== JOB ==
Each line below should be retyped exactly, with no pictures.

START MATERIAL PROVIDED

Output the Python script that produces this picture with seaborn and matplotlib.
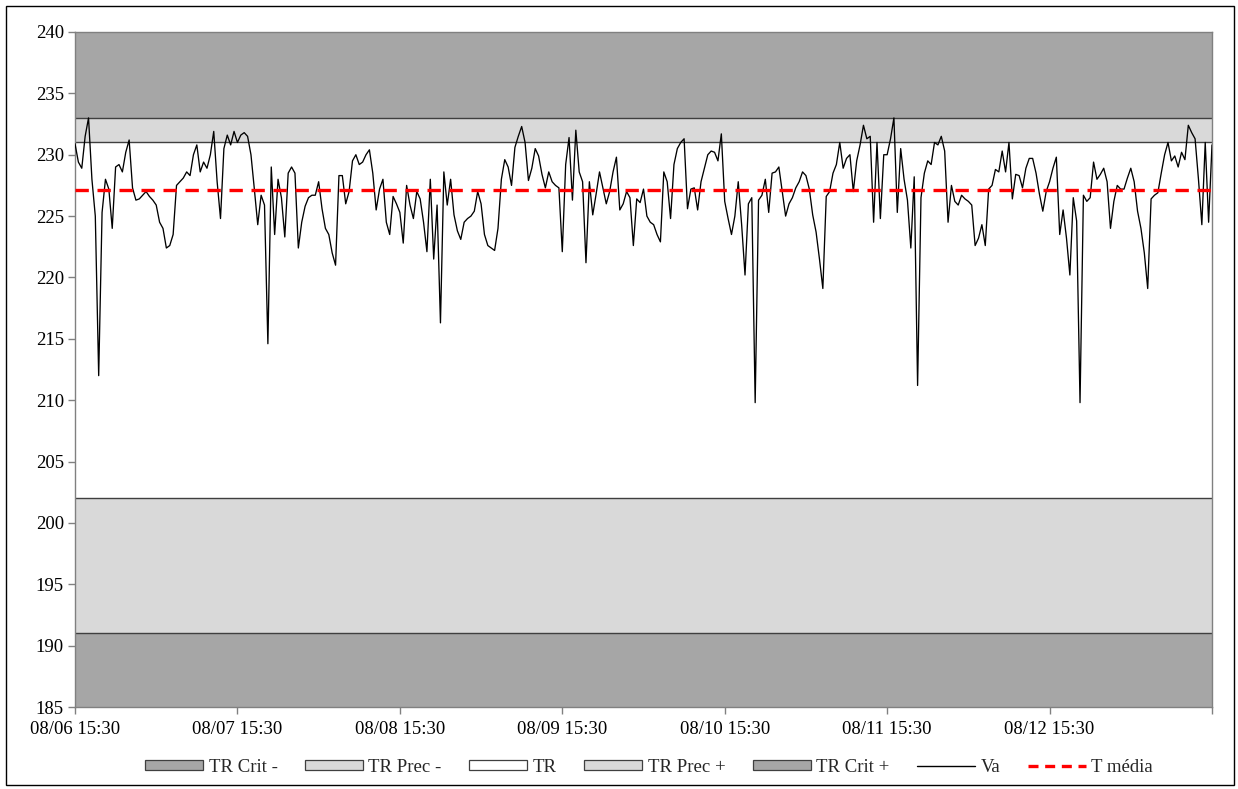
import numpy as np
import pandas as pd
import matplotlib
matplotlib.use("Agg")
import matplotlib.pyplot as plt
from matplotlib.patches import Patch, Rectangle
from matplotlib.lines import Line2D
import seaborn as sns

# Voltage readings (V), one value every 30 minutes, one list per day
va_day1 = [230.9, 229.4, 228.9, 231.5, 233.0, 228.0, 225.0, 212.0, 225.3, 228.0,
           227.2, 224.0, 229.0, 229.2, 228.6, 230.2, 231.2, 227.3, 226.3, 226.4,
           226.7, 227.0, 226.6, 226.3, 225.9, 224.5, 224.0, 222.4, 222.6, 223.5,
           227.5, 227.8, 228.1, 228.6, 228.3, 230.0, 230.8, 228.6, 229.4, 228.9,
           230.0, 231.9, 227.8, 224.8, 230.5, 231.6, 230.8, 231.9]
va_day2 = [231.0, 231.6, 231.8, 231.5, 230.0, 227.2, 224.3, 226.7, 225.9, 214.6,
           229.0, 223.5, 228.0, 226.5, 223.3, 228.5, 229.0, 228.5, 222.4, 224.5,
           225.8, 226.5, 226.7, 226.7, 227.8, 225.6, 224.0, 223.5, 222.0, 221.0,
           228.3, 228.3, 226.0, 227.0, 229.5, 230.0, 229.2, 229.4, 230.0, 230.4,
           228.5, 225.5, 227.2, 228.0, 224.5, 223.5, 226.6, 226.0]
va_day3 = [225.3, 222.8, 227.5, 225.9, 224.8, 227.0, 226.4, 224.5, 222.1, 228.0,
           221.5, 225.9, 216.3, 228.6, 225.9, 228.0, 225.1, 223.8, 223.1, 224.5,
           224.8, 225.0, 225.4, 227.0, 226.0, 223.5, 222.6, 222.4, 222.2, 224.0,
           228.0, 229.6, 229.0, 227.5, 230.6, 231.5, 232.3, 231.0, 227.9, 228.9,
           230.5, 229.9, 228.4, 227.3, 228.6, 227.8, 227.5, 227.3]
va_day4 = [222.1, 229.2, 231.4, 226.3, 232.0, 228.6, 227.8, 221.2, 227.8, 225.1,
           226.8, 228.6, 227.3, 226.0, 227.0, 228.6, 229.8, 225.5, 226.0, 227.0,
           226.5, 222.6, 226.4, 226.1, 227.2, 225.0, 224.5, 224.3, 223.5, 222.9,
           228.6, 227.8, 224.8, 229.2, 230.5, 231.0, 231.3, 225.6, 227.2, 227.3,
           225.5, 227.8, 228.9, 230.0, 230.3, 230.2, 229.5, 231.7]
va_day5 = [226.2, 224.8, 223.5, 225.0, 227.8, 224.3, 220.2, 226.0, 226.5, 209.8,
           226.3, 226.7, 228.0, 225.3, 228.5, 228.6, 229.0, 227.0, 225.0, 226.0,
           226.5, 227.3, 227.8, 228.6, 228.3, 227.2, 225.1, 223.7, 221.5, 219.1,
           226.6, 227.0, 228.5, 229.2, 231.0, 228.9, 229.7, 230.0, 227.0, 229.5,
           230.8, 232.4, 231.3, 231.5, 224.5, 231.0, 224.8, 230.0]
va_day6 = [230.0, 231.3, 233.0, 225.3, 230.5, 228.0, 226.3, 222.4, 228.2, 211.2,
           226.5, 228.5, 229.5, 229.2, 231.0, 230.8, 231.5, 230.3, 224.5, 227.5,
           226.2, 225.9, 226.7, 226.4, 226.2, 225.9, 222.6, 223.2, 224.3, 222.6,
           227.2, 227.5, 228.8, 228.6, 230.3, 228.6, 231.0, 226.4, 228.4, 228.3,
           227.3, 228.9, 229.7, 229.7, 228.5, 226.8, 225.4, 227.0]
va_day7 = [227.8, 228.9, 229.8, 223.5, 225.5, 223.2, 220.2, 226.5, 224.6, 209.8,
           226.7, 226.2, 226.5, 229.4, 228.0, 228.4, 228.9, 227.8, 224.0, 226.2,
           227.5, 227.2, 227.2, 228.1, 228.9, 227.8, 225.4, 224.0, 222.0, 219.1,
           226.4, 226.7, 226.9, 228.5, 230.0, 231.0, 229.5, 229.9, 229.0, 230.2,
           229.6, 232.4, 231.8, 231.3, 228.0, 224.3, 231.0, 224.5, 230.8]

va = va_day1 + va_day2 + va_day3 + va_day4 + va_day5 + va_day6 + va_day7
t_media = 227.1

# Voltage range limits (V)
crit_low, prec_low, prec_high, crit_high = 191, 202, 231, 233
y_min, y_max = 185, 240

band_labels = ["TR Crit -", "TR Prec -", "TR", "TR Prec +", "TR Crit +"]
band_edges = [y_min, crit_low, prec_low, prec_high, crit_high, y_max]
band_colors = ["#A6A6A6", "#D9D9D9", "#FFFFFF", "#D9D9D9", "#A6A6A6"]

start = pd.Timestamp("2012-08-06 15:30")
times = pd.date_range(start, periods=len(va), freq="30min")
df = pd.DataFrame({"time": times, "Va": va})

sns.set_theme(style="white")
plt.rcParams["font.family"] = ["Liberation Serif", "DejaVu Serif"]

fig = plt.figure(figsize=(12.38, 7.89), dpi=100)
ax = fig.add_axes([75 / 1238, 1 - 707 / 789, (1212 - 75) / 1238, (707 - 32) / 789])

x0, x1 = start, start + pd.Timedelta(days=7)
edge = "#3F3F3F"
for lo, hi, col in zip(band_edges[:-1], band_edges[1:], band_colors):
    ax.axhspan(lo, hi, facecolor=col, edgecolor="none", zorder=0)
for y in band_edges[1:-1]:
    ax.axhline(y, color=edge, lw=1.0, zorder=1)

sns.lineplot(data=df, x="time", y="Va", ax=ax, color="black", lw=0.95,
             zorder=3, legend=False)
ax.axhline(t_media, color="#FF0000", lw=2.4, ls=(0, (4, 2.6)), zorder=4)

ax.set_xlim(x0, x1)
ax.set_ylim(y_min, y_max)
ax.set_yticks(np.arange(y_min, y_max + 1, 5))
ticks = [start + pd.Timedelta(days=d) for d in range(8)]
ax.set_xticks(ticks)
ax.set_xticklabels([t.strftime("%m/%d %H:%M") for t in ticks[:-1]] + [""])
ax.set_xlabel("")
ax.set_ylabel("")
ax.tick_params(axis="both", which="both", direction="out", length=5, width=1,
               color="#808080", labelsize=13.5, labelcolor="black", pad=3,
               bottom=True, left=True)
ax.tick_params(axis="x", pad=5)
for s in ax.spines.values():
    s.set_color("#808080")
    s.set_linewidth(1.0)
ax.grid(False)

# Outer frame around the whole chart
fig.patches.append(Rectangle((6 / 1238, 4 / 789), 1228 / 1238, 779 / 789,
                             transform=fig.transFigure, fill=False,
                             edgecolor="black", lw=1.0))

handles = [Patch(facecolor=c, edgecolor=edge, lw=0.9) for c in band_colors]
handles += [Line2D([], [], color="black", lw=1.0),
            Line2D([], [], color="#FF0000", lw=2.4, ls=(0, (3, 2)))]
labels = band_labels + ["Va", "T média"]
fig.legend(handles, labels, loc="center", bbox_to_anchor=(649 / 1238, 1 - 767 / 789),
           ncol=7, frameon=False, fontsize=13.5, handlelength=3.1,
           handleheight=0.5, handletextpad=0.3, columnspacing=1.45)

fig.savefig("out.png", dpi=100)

END MATERIAL PROVIDED

== EXERCISE OUTPUT ==
Output the Python script that produces this picture with seaborn and matplotlib.
import numpy as np
import pandas as pd
import matplotlib
matplotlib.use("Agg")
import matplotlib.pyplot as plt
from matplotlib.patches import Patch, Rectangle
from matplotlib.lines import Line2D
import seaborn as sns

# Voltage readings (V), one value every 30 minutes, one list per day
va_day1 = [230.9, 229.4, 228.9, 231.5, 233.0, 228.0, 225.0, 212.0, 225.3, 228.0,
           227.2, 224.0, 229.0, 229.2, 228.6, 230.2, 231.2, 227.3, 226.3, 226.4,
           226.7, 227.0, 226.6, 226.3, 225.9, 224.5, 224.0, 222.4, 222.6, 223.5,
           227.5, 227.8, 228.1, 228.6, 228.3, 230.0, 230.8, 228.6, 229.4, 228.9,
           230.0, 231.9, 227.8, 224.8, 230.5, 231.6, 230.8, 231.9]
va_day2 = [231.0, 231.6, 231.8, 231.5, 230.0, 227.2, 224.3, 226.7, 225.9, 214.6,
           229.0, 223.5, 228.0, 226.5, 223.3, 228.5, 229.0, 228.5, 222.4, 224.5,
           225.8, 226.5, 226.7, 226.7, 227.8, 225.6, 224.0, 223.5, 222.0, 221.0,
           228.3, 228.3, 226.0, 227.0, 229.5, 230.0, 229.2, 229.4, 230.0, 230.4,
           228.5, 225.5, 227.2, 228.0, 224.5, 223.5, 226.6, 226.0]
va_day3 = [225.3, 222.8, 227.5, 225.9, 224.8, 227.0, 226.4, 224.5, 222.1, 228.0,
           221.5, 225.9, 216.3, 228.6, 225.9, 228.0, 225.1, 223.8, 223.1, 224.5,
           224.8, 225.0, 225.4, 227.0, 226.0, 223.5, 222.6, 222.4, 222.2, 224.0,
           228.0, 229.6, 229.0, 227.5, 230.6, 231.5, 232.3, 231.0, 227.9, 228.9,
           230.5, 229.9, 228.4, 227.3, 228.6, 227.8, 227.5, 227.3]
va_day4 = [222.1, 229.2, 231.4, 226.3, 232.0, 228.6, 227.8, 221.2, 227.8, 225.1,
           226.8, 228.6, 227.3, 226.0, 227.0, 228.6, 229.8, 225.5, 226.0, 227.0,
           226.5, 222.6, 226.4, 226.1, 227.2, 225.0, 224.5, 224.3, 223.5, 222.9,
           228.6, 227.8, 224.8, 229.2, 230.5, 231.0, 231.3, 225.6, 227.2, 227.3,
           225.5, 227.8, 228.9, 230.0, 230.3, 230.2, 229.5, 231.7]
va_day5 = [226.2, 224.8, 223.5, 225.0, 227.8, 224.3, 220.2, 226.0, 226.5, 209.8,
           226.3, 226.7, 228.0, 225.3, 228.5, 228.6, 229.0, 227.0, 225.0, 226.0,
           226.5, 227.3, 227.8, 228.6, 228.3, 227.2, 225.1, 223.7, 221.5, 219.1,
           226.6, 227.0, 228.5, 229.2, 231.0, 228.9, 229.7, 230.0, 227.0, 229.5,
           230.8, 232.4, 231.3, 231.5, 224.5, 231.0, 224.8, 230.0]
va_day6 = [230.0, 231.3, 233.0, 225.3, 230.5, 228.0, 226.3, 222.4, 228.2, 211.2,
           226.5, 228.5, 229.5, 229.2, 231.0, 230.8, 231.5, 230.3, 224.5, 227.5,
           226.2, 225.9, 226.7, 226.4, 226.2, 225.9, 222.6, 223.2, 224.3, 222.6,
           227.2, 227.5, 228.8, 228.6, 230.3, 228.6, 231.0, 226.4, 228.4, 228.3,
           227.3, 228.9, 229.7, 229.7, 228.5, 226.8, 225.4, 227.0]
va_day7 = [227.8, 228.9, 229.8, 223.5, 225.5, 223.2, 220.2, 226.5, 224.6, 209.8,
           226.7, 226.2, 226.5, 229.4, 228.0, 228.4, 228.9, 227.8, 224.0, 226.2,
           227.5, 227.2, 227.2, 228.1, 228.9, 227.8, 225.4, 224.0, 222.0, 219.1,
           226.4, 226.7, 226.9, 228.5, 230.0, 231.0, 229.5, 229.9, 229.0, 230.2,
           229.6, 232.4, 231.8, 231.3, 228.0, 224.3, 231.0, 224.5, 230.8]

va = va_day1 + va_day2 + va_day3 + va_day4 + va_day5 + va_day6 + va_day7
t_media = 227.1

# Voltage range limits (V)
crit_low, prec_low, prec_high, crit_high = 191, 202, 231, 233
y_min, y_max = 185, 240

band_labels = ["TR Crit -", "TR Prec -", "TR", "TR Prec +", "TR Crit +"]
band_edges = [y_min, crit_low, prec_low, prec_high, crit_high, y_max]
band_colors = ["#A6A6A6", "#D9D9D9", "#FFFFFF", "#D9D9D9", "#A6A6A6"]

start = pd.Timestamp("2012-08-06 15:30")
times = pd.date_range(start, periods=len(va), freq="30min")
df = pd.DataFrame({"time": times, "Va": va})

sns.set_theme(style="white")
plt.rcParams["font.family"] = ["Liberation Serif", "DejaVu Serif"]

fig = plt.figure(figsize=(12.38, 7.89), dpi=100)
ax = fig.add_axes([75 / 1238, 1 - 707 / 789, (1212 - 75) / 1238, (707 - 32) / 789])

x0, x1 = start, start + pd.Timedelta(days=7)
edge = "#3F3F3F"
for lo, hi, col in zip(band_edges[:-1], band_edges[1:], band_colors):
    ax.axhspan(lo, hi, facecolor=col, edgecolor="none", zorder=0)
for y in band_edges[1:-1]:
    ax.axhline(y, color=edge, lw=1.0, zorder=1)

sns.lineplot(data=df, x="time", y="Va", ax=ax, color="black", lw=0.95,
             zorder=3, legend=False)
ax.axhline(t_media, color="#FF0000", lw=2.4, ls=(0, (4, 2.6)), zorder=4)

ax.set_xlim(x0, x1)
ax.set_ylim(y_min, y_max)
ax.set_yticks(np.arange(y_min, y_max + 1, 5))
ticks = [start + pd.Timedelta(days=d) for d in range(8)]
ax.set_xticks(ticks)
ax.set_xticklabels([t.strftime("%m/%d %H:%M") for t in ticks[:-1]] + [""])
ax.set_xlabel("")
ax.set_ylabel("")
ax.tick_params(axis="both", which="both", direction="out", length=5, width=1,
               color="#808080", labelsize=13.5, labelcolor="black", pad=3,
               bottom=True, left=True)
ax.tick_params(axis="x", pad=5)
for s in ax.spines.values():
    s.set_color("#808080")
    s.set_linewidth(1.0)
ax.grid(False)

# Outer frame around the whole chart
fig.patches.append(Rectangle((6 / 1238, 4 / 789), 1228 / 1238, 779 / 789,
                             transform=fig.transFigure, fill=False,
                             edgecolor="black", lw=1.0))

handles = [Patch(facecolor=c, edgecolor=edge, lw=0.9) for c in band_colors]
handles += [Line2D([], [], color="black", lw=1.0),
            Line2D([], [], color="#FF0000", lw=2.4, ls=(0, (3, 2)))]
labels = band_labels + ["Va", "T média"]
fig.legend(handles, labels, loc="center", bbox_to_anchor=(649 / 1238, 1 - 767 / 789),
           ncol=7, frameon=False, fontsize=13.5, handlelength=3.1,
           handleheight=0.5, handletextpad=0.3, columnspacing=1.45)

fig.savefig("out.png", dpi=100)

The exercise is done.